Abstract 156P
Background
Lung Cancer (LC) diagnosis is highly complex due to non-specific initial symptoms and lack of routine screening. Machine Learning (ML) based cancer risk-assessment tools can ease earlier diagnosis by enhancing referrals for cancer investigations. We present an age and sex matched case-control study aimed at the development of a ML predictive model to identify individuals at high risk of LC, estimating a potential decrease of death risk by 10% per anticipated month.
Methods
Electronic Health Records from a digital cohort of 4332 citizens (722 LC cases & 3610 controls) ≥18 years old having a pathology-confirmed LC and assigned to the Department of Health Valencia La Fe were analysed to identify early risk factors. Initial variable selection was based on structured and semi-structured information, related to laboratory tests, cancer history, use of health-care resources, symptoms and smoking history. The final selection of variables and prediction time was determined by feature selection methods, clinical suitability of predictions and model performance. Four ML classifiers were used (table). The dataset was randomly split into a training (70%) and a test (30%) set. Fivefold cross-validation was used for model selection with the final performance evaluated on the unseen test set.

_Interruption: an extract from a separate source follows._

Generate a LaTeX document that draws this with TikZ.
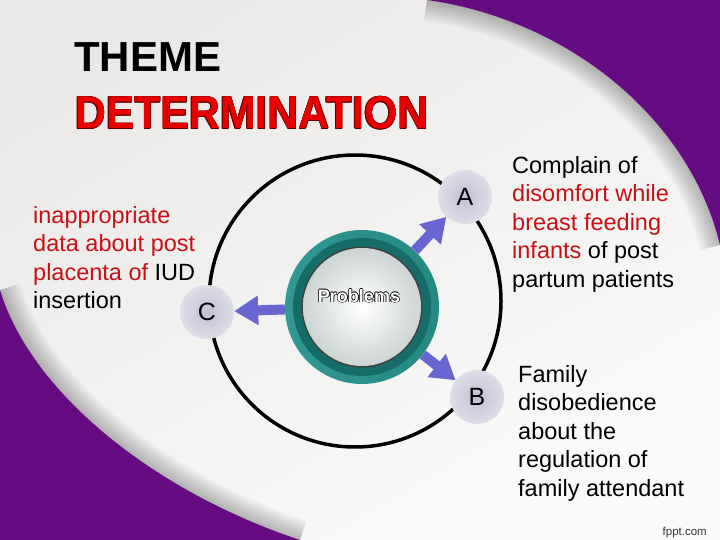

Table: 156PPerformances of ML classifiers on test set
Classifier | AUC | Sensitivity (%) | Specificity (%) |
---|---|---|---|
Logistic Regression | 0.79 | 77.9 | 68.6 |
Decision Tree | 0.77 | 77.9 | 68.1 |
Random Forest | 0.80 | 79.3 | 68.3 |
Neural Network | 0.79 | 80 | 68.3 |
Results
Using just nine input variables within 60 days prior to diagnosis [ALT, GPT and creatinine levels, platelets, lymphocytes and monocytes counts, smoking status, general malaise, prior emphysema history and number of outpatient visits in the previous year], all techniques displayed similar performances with areas under curves (AUCs).
Conclusions
The developed models could help to identify a greater number of patients for either initiate the diagnostic process or to establish a close monitoring at primary care level with a potential decrease of patients’ death risk by around 20%. However, additional clinical validation of models’ performance will be imperative to gauge usefulness in a real-world scenario.
Legal entity responsible for the study
AstraZeneca Farmacéutica Spain.
Funding
AstraZeneca Farmacéutica Spain, S.A.
Disclosure
All authors have declared no conflicts of interest.